::: Data block

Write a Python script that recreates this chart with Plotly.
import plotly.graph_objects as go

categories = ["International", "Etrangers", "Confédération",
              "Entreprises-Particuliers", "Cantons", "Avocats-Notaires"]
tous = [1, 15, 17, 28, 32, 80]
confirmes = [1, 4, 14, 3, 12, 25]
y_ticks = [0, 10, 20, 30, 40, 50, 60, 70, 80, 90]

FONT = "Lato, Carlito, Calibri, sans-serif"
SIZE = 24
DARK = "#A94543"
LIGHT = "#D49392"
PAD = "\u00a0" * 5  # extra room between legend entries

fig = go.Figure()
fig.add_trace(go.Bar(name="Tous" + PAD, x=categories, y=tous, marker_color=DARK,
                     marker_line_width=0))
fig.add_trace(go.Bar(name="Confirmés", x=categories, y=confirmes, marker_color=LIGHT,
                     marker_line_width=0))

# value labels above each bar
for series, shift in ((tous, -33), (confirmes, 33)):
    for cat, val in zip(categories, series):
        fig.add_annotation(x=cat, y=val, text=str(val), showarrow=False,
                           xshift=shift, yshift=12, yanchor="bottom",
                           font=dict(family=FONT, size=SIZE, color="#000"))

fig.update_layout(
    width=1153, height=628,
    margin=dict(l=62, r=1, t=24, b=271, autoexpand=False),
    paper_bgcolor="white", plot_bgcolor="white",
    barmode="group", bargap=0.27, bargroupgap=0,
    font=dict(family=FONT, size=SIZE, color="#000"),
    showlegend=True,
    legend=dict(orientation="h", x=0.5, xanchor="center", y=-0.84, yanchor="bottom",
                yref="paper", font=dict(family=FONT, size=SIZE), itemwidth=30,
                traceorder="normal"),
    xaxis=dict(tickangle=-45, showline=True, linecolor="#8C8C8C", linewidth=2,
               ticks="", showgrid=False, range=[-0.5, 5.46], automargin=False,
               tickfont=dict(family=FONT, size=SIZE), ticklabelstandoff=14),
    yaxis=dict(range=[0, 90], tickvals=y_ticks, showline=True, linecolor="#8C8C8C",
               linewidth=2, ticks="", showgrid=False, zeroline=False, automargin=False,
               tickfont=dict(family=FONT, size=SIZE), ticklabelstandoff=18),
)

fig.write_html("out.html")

::::::

- [Your instructions]:
All lines from the beginning of the material above through the one with "between legend entries" need to be returned exactly; please return those and only those.

- [Exercise output]:
Write a Python script that recreates this chart with Plotly.
import plotly.graph_objects as go

categories = ["International", "Etrangers", "Confédération",
              "Entreprises-Particuliers", "Cantons", "Avocats-Notaires"]
tous = [1, 15, 17, 28, 32, 80]
confirmes = [1, 4, 14, 3, 12, 25]
y_ticks = [0, 10, 20, 30, 40, 50, 60, 70, 80, 90]

FONT = "Lato, Carlito, Calibri, sans-serif"
SIZE = 24
DARK = "#A94543"
LIGHT = "#D49392"
PAD = "\u00a0" * 5  # extra room between legend entries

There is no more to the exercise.